ALBEMARLE — For the first time since March 2020, Stanly County Schools have opened up with full face-to-face instruction as the fall semester of classes began Monday for the district’s 11 elementary schools, four middle schools and seven high schools.
“A new school year and new beginnings are always a cause for excitement and anticipation,” Dr. Jarrod Dennis, superintendent of Stanly County Schools, wrote in an open letter to the county posted on the SCS website. “The 2021-2022 school year brings an opportunity for a fresh start, and an opportunity for students and teachers to be together in class for the first time in quite a while.”
Dennis referenced that the county’s schools will be continuing to use “appropriate safety measures” to try to deter the spread of COVID-19 throughout the school system. In addition, free COVID-19 testing will be offered for all students and staff throughout the school year.
On Aug. 3, the Stanly County Board of Education voted 6-1 to enforce a mask policy for the fall semester that included a caveat — the policy will be dropped if the county’s percent-positive rate for tests falls below 7.9% for a consecutive two-week period. The Stanly County Health Department is currently reporting a 16.4% positivity rate based on data provided by the North Carolina Department of Health and Human Services on Aug. 23.
In his letter, the SCS superintendent thanked the county’s employees for their efforts during the pandemic when many of them were forced to work remotely and adapt their schedules to the hybrid learning format that was adopted.

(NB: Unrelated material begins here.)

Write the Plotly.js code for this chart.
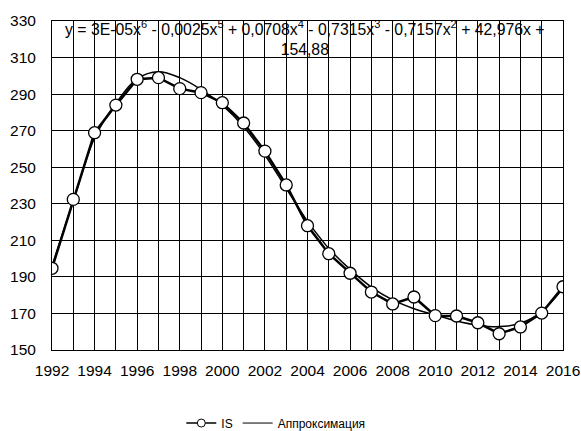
<!DOCTYPE html>
<html><head><meta charset="utf-8">
<script src="https://cdn.plot.ly/plotly-3.0.1.min.js"></script>
<style>html,body{margin:0;padding:0;background:#fff}</style>
</head><body>
<div id="chart" style="width:581px;height:431px"></div>
<script>
const years = [1992,1993,1994,1995,1996,1997,1998,1999,2000,2001,2002,2003,2004,2005,2006,2007,2008,2009,2010,2011,2012,2013,2014,2015,2016];
const isValues = [194.7,232.4,268.9,284,298.1,299,293,290.8,285.3,274.2,258.8,240.3,218,202.7,192,181.7,175.2,179,168.8,168.6,164.9,158.9,162.6,170.2,184.6];
const approxValues = [196,231.5,266,285,298.5,302.3,299,292.5,284,272.2,256.7,238.5,220.5,205.6,194.1,184.4,177.4,172.6,169.1,165.9,163.6,162.8,164.6,171,183.7];
const seriesNames = ["IS","Аппроксимация"];
const equationText = "y = 3E-05x<sup>6</sup> - 0,0025x<sup>5</sup> + 0,0708x<sup>4</sup> - 0,7315x<sup>3</sup> - 0,7157x<sup>2</sup> + 42,976x +<br>154,88";
const yTicks = [150,170,190,210,230,250,270,290,310,330];

const FONT = "Liberation Sans, Arial, sans-serif";
const traces = [
  {x: years, y: approxValues, name: seriesNames[1], type: "scatter", mode: "lines", showlegend: false,
   line: {color: "#000", width: 1.5, shape: "spline", smoothing: 1}},
  {x: years, y: isValues, name: seriesNames[0], type: "scatter", mode: "lines+markers", showlegend: false,
   line: {color: "#000", width: 2.5},
   marker: {symbol: "circle", size: 12, color: "#fff", line: {color: "#000", width: 1.3}}},
  // legend entries (no data points drawn)
  {x: [null], y: [null], name: seriesNames[0], type: "scatter", mode: "lines+markers", legendrank: 1,
   line: {color: "#000", width: 1.5},
   marker: {symbol: "circle", size: 8, color: "#fff", line: {color: "#000", width: 1}}},
  {x: [null], y: [null], name: seriesNames[1], type: "scatter", mode: "lines", legendrank: 2,
   line: {color: "#000", width: 1}}
];
const layout = {
  width: 581, height: 431,
  margin: {l: 52, r: 18, t: 21, b: 81, autoexpand: false},
  paper_bgcolor: "#fff", plot_bgcolor: "#fff",
  font: {family: FONT, color: "#000", size: 15.5},
  showlegend: true,
  legend: {orientation: "h", x: 0.438, xanchor: "center", y: -0.222, yanchor: "middle",
           font: {size: 12, family: FONT}, itemwidth: 30, itemgap: 20, traceorder: "normal"},
  xaxis: {range: [1992, 2016], tickmode: "linear", tick0: 1992, dtick: 2,
          showgrid: true, gridcolor: "#000", gridwidth: 1,
          minor: {dtick: 1, showgrid: true, gridcolor: "#000", gridwidth: 1},
          showline: true, linecolor: "#000", linewidth: 1, mirror: true,
          zeroline: false, ticks: "", ticklabelstandoff: 6,
          tickfont: {size: 15.5, family: FONT}, fixedrange: true},
  yaxis: {range: [150, 330], tickmode: "array", tickvals: yTicks,
          showgrid: true, gridcolor: "#000", gridwidth: 1,
          showline: true, linecolor: "#000", linewidth: 1, mirror: true,
          zeroline: false, ticks: "", ticklabelstandoff: 12,
          tickfont: {size: 15.5, family: FONT}, fixedrange: true},
  annotations: [{xref: "paper", yref: "paper", x: 0.495, y: 1, xanchor: "center", yanchor: "top",
                 yshift: 5, text: equationText, showarrow: false, align: "center",
                 font: {size: 15.8, family: FONT, color: "#000"}}]
};
Plotly.newPlot("chart", traces, layout, {displayModeBar: false, staticPlot: true});
</script>
</body></html>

“Our teachers and staff have done an outstanding job in the past year and a half with all of the challenges the pandemic has caused them to have to face,” Dennis said. “They have learned how to successfully provide remote instruction while also finding creative ways to provide instruction in an ever-changing educational landscape. Now it is time for students to return to what we recognize as invaluable face-to-face instruction.”